◆ **Data excerpt**
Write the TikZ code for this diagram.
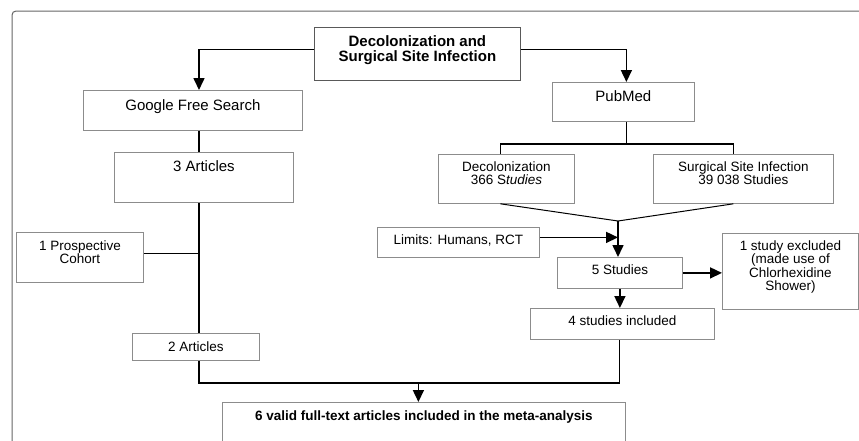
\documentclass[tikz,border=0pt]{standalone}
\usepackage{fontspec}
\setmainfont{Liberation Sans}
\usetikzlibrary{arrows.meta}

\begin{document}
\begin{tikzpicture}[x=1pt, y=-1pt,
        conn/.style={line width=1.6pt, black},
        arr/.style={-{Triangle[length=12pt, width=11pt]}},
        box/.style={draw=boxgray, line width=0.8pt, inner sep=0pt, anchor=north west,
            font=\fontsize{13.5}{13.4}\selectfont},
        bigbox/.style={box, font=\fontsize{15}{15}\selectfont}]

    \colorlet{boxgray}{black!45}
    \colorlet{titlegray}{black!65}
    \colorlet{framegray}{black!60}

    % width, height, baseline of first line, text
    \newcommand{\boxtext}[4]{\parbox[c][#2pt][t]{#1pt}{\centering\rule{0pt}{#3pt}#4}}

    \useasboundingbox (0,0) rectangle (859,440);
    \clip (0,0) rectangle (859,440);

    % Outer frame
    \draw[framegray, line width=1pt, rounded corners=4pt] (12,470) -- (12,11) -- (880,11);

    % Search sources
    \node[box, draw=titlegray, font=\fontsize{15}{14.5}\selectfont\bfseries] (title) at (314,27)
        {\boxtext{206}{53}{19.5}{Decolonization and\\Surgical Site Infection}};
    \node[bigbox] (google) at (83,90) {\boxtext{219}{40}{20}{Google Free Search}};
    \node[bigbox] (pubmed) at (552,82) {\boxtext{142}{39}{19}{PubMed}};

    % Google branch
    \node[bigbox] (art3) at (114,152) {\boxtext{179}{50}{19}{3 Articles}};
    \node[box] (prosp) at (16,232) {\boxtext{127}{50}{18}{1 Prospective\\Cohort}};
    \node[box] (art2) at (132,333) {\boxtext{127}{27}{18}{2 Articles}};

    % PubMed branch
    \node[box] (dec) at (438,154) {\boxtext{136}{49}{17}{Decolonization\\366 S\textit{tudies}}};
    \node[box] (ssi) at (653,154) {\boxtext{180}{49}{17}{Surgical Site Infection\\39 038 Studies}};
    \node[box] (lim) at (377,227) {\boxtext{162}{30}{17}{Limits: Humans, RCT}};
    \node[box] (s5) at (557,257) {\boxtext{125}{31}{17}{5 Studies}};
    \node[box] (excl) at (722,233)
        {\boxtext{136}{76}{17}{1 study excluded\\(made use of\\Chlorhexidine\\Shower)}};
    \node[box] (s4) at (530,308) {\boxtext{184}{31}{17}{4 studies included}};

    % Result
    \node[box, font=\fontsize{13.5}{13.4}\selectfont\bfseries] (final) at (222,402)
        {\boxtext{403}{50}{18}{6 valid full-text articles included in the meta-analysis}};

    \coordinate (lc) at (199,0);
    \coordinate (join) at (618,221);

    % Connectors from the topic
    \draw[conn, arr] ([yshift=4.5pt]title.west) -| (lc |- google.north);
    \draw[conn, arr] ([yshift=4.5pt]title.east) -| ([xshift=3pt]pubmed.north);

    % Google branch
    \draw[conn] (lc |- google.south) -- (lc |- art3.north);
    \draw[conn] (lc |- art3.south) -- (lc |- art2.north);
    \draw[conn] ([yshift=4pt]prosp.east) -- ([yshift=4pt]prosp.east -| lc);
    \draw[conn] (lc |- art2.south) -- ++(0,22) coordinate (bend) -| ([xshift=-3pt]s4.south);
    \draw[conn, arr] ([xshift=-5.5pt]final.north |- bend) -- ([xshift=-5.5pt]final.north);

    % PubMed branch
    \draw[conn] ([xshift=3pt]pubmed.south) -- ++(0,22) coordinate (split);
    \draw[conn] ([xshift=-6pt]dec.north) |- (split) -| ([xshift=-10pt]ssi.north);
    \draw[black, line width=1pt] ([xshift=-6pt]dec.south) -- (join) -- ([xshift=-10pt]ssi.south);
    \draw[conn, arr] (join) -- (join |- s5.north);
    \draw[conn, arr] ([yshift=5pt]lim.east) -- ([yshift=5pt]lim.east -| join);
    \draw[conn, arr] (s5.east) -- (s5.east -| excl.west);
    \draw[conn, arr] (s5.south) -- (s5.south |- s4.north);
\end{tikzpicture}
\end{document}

◆ **Set problem**
The material above holds pictures; copy everything else in it exactly.

◆ **Response to this task**
Write the TikZ code for this diagram.
\documentclass[tikz,border=0pt]{standalone}
\usepackage{fontspec}
\setmainfont{Liberation Sans}
\usetikzlibrary{arrows.meta}

\begin{document}
\begin{tikzpicture}[x=1pt, y=-1pt,
        conn/.style={line width=1.6pt, black},
        arr/.style={-{Triangle[length=12pt, width=11pt]}},
        box/.style={draw=boxgray, line width=0.8pt, inner sep=0pt, anchor=north west,
            font=\fontsize{13.5}{13.4}\selectfont},
        bigbox/.style={box, font=\fontsize{15}{15}\selectfont}]

    \colorlet{boxgray}{black!45}
    \colorlet{titlegray}{black!65}
    \colorlet{framegray}{black!60}

    % width, height, baseline of first line, text
    \newcommand{\boxtext}[4]{\parbox[c][#2pt][t]{#1pt}{\centering\rule{0pt}{#3pt}#4}}

    \useasboundingbox (0,0) rectangle (859,440);
    \clip (0,0) rectangle (859,440);

    % Outer frame
    \draw[framegray, line width=1pt, rounded corners=4pt] (12,470) -- (12,11) -- (880,11);

    % Search sources
    \node[box, draw=titlegray, font=\fontsize{15}{14.5}\selectfont\bfseries] (title) at (314,27)
        {\boxtext{206}{53}{19.5}{Decolonization and\\Surgical Site Infection}};
    \node[bigbox] (google) at (83,90) {\boxtext{219}{40}{20}{Google Free Search}};
    \node[bigbox] (pubmed) at (552,82) {\boxtext{142}{39}{19}{PubMed}};

    % Google branch
    \node[bigbox] (art3) at (114,152) {\boxtext{179}{50}{19}{3 Articles}};
    \node[box] (prosp) at (16,232) {\boxtext{127}{50}{18}{1 Prospective\\Cohort}};
    \node[box] (art2) at (132,333) {\boxtext{127}{27}{18}{2 Articles}};

    % PubMed branch
    \node[box] (dec) at (438,154) {\boxtext{136}{49}{17}{Decolonization\\366 S\textit{tudies}}};
    \node[box] (ssi) at (653,154) {\boxtext{180}{49}{17}{Surgical Site Infection\\39 038 Studies}};
    \node[box] (lim) at (377,227) {\boxtext{162}{30}{17}{Limits: Humans, RCT}};
    \node[box] (s5) at (557,257) {\boxtext{125}{31}{17}{5 Studies}};
    \node[box] (excl) at (722,233)
        {\boxtext{136}{76}{17}{1 study excluded\\(made use of\\Chlorhexidine\\Shower)}};
    \node[box] (s4) at (530,308) {\boxtext{184}{31}{17}{4 studies included}};

    % Result
    \node[box, font=\fontsize{13.5}{13.4}\selectfont\bfseries] (final) at (222,402)
        {\boxtext{403}{50}{18}{6 valid full-text articles included in the meta-analysis}};

    \coordinate (lc) at (199,0);
    \coordinate (join) at (618,221);

    % Connectors from the topic
    \draw[conn, arr] ([yshift=4.5pt]title.west) -| (lc |- google.north);
    \draw[conn, arr] ([yshift=4.5pt]title.east) -| ([xshift=3pt]pubmed.north);

    % Google branch
    \draw[conn] (lc |- google.south) -- (lc |- art3.north);
    \draw[conn] (lc |- art3.south) -- (lc |- art2.north);
    \draw[conn] ([yshift=4pt]prosp.east) -- ([yshift=4pt]prosp.east -| lc);
    \draw[conn] (lc |- art2.south) -- ++(0,22) coordinate (bend) -| ([xshift=-3pt]s4.south);
    \draw[conn, arr] ([xshift=-5.5pt]final.north |- bend) -- ([xshift=-5.5pt]final.north);

    % PubMed branch
    \draw[conn] ([xshift=3pt]pubmed.south) -- ++(0,22) coordinate (split);
    \draw[conn] ([xshift=-6pt]dec.north) |- (split) -| ([xshift=-10pt]ssi.north);
    \draw[black, line width=1pt] ([xshift=-6pt]dec.south) -- (join) -- ([xshift=-10pt]ssi.south);
    \draw[conn, arr] (join) -- (join |- s5.north);
    \draw[conn, arr] ([yshift=5pt]lim.east) -- ([yshift=5pt]lim.east -| join);
    \draw[conn, arr] (s5.east) -- (s5.east -| excl.west);
    \draw[conn, arr] (s5.south) -- (s5.south |- s4.north);
\end{tikzpicture}
\end{document}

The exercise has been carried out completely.